Saying that peace is a “workshop,” he concluded his remarks calling on religious leaders to assume the responsibility of building peace, “reaffirming today our ‘yes’ to being, together, builders of the peace that God wishes for us and for which humanity thirsts.”

The closing ceremony also included the witness of Tamar Mikadi, a Syrian refugee who fled the “martyred city” of Aleppo, Syria, with the help of Sant’Egidio’s humanitarian corridor.

Talking about her city, she said, “breaks my heart,” since it was there that she was born, raised and where she got married. She and her family lasted three years in Syria after the war broke out, and then lived as refugees in Lebanon for two more years before emigrating to Italy four months ago.

“I remember my many Muslim and Christian friends,” she said. “Now, distinctions are made between Muslims and Christians, but before the war there was no difference, everyone practiced his or her religion, in a land formed by a mosaic of different cultures and religions. Then the war broke out. And I still don’t really know why.”

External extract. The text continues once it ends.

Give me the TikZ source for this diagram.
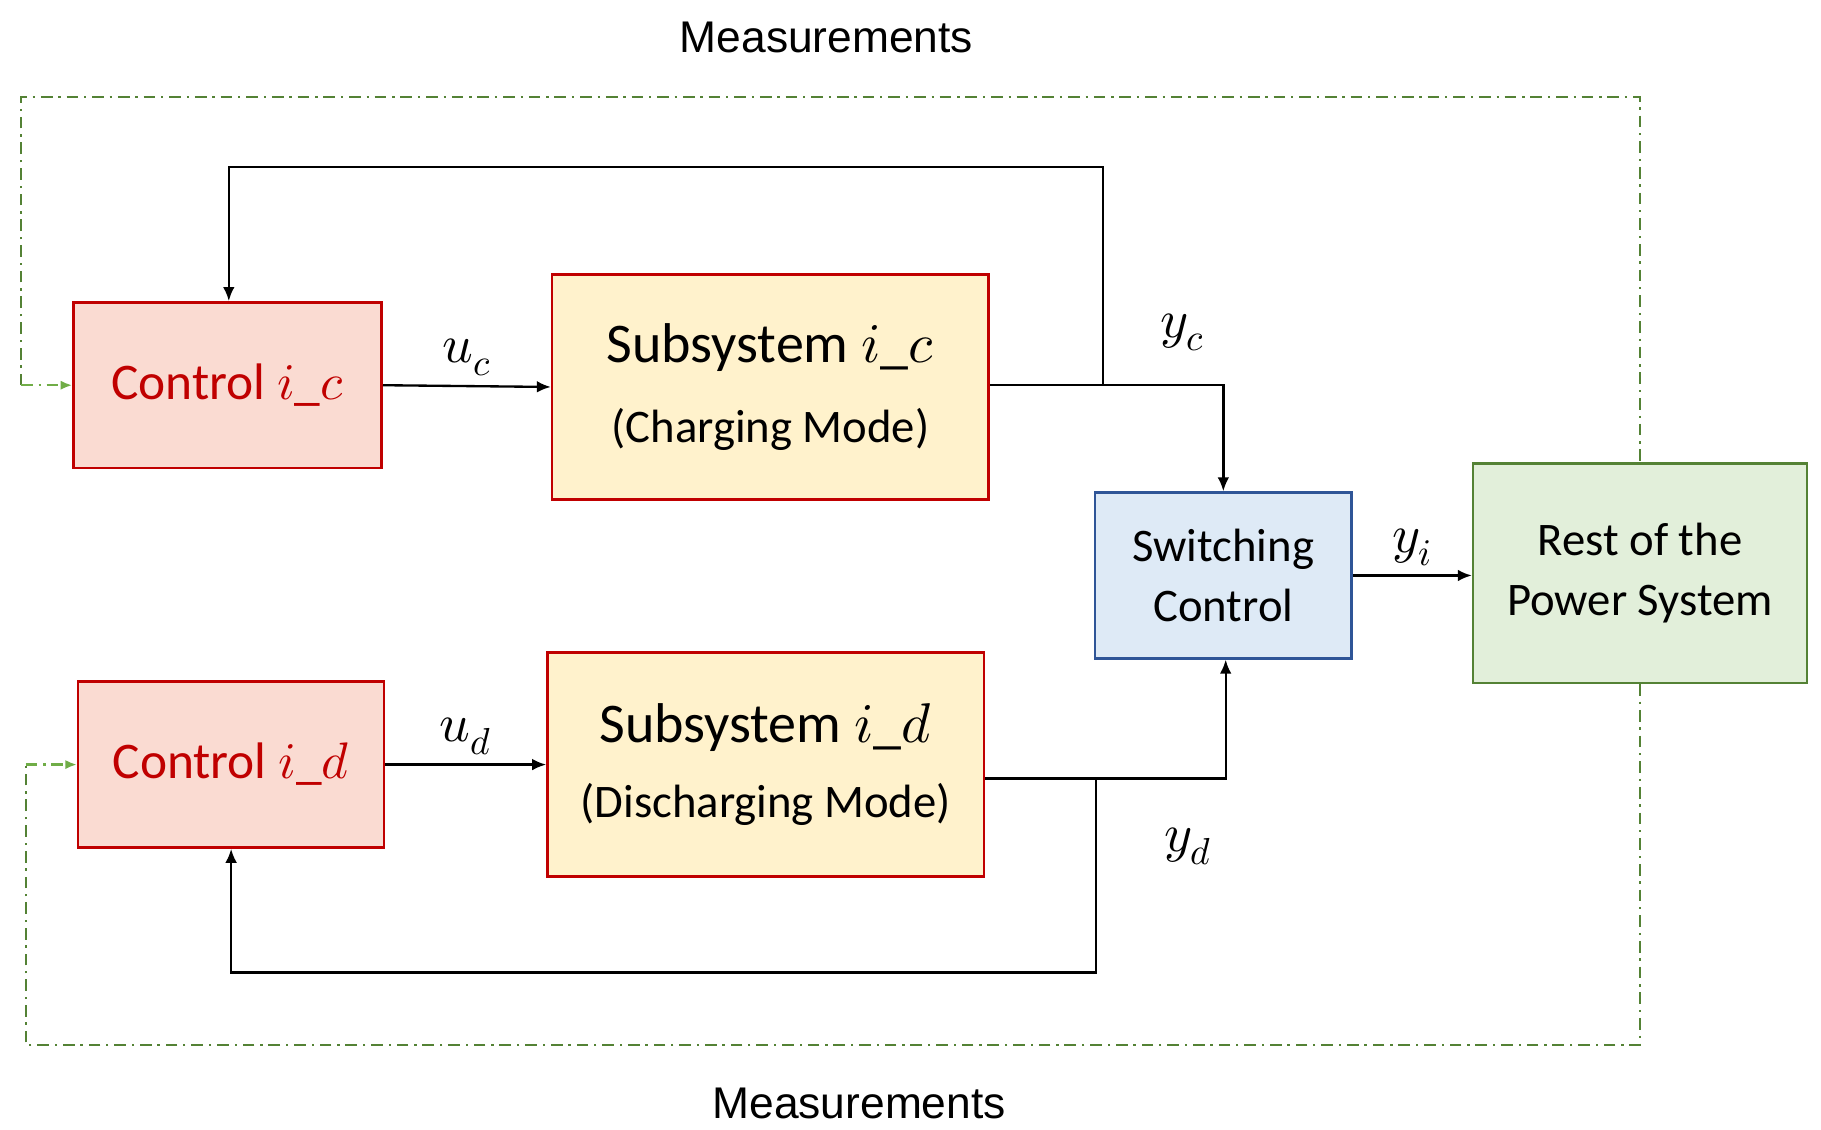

Mikadi spoke of remembering missiles pouring down in her city destroying houses, and about hearing the screams of mothers, fathers and desperate children, and of everyone praying together.

“To all of you, men and women of religion, and to you, your Holiness, on behalf of the Syrian people, we ask for a prayer of peace and love, to return to Syria. And to the rest of the world, thank you,” she said.

At the end of the ceremony, representatives of each religion present signed an appeal for peace, urging leaders of nations to defuse the causes of war, “the lust for power and money, the greed of arms’ dealers, personal interests and vendettas for past wrongs,” and the underlying causes of conflicts, including “poverty, injustice and inequality, the exploitation of and contempt for human life.”